I grant that normal photovoltaics aren't very efficient and certainly doing a conversion with some sort of phosphor is going to make it worse, however these photovoltaics are, I believe, much more efficient - over 40% @25C - which would imply a hell of a lot of cooling. http://www.altenergy.org/renewables/sol ... stone.html.

Additionally, unlike solar, this would be always on! - unlike the sun and in a controlled environment, not outdoors.

Maybe this is just another crazy idea, I'll leave it to the geniuses here to be the judge.

cheers


EDIT: just read that Beryllium is a neutron multiplier with input neutrons over about 1.9 MeV - that doesn't seem like a good thing. So wondering what the energies would be from the neutron producing side-reaction in p-B11 fusion? Maybe this is an issue, maybe not, will keep researching ...

EDIT: Posted question on physics stack exchange regarding neutron energy levels in side-reactions in proton-boron fusion. http://physics.stackexchange.com/questi ... ron-fusion

EDIT, just started looking at the cost of Beryllium - I did realize it would be expensive, but whoa! Thinking that making a large vacuum chamber out of this stuff would significantly add to the build cost of the reactor.

So, what other strong materials would be mostly transparent to hard x-rays?

Re: A letter to Newbie about the Polywell

Posted: Tue Aug 11, 2015 1:39 pm
by D Tibbets
P-B11 neutrons are mostly a non issue. The flux of neutrons may be less than 1 /10,000,000 that of deuterium- deuterium fusion. If neutron damage limits a D-D fusion reactor to 1 day of operation before it had to be rebuilt, then with P-B11 and everything else being equal, the reactor would last ~ 10 million days or 30,000 years.

Photo voltaics for x-ray conversion may indeed be a solution. Eric Learner of LPP has a patent for such a device. I think the key is that there are multiple photovotaic layers that eventually absorb the highly penetrating X-rays. I don't know the durability or efficiency of the idea. Also, I don't think it has actually been built. The X-ray problem of cooling the plasma (Bremsstruhlung) can be addressed by decreasing Bremsstruhlung - there are two mechanisms that may apply to the Polywell, reflecting and reabsorbing the X-rays as in the title of this thread, or recovering the energy lost through the X-rays- conversion to electricity and recycling back into the reactor. The last, if it works at high efficiency would be a real game changer.
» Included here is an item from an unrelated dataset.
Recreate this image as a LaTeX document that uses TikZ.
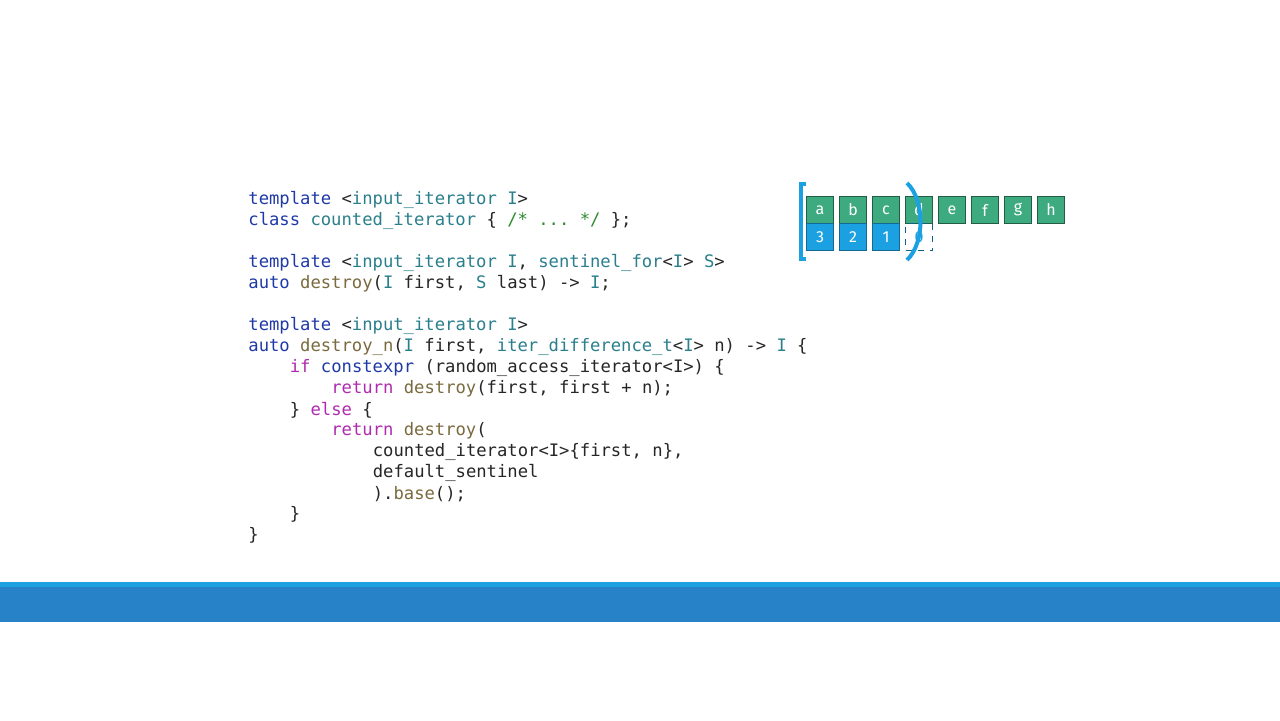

X- ray reflection in hydrogen bombs is practical but very destructive. Only the inertia of the heavy uranium shell/ tamper allows survival for long enough times. Reabsorption is another issue. With the plasma at densities of perhaps 10^28 high Z ions per cubic meter in a bomb, a large portion can be reabsorbed. With densities of 10^22 of low Z ions the absorption path may be many millions of times longer.

PS: If not directly converted to electricity, the X-rays end up as heat in the shell / coils of the reactor. This can be converted by a steam cycle at perhaps 30% efficiency. Or perhaps at even ~ 45 % efficiency if a supercritical CO2 steam cycle is used. For photovoltaics to be useful they would have to convert at efficiencies well above this, or perhaps supplement the thermal conversion. The high capacity cooling will be needed anyway so it is not like you are avoiding a cooling plant. The question is if you can avoid an additional steam/ turbine plant (expensive) and if the conversion efficiency by whatever means is enough to overcome the losses.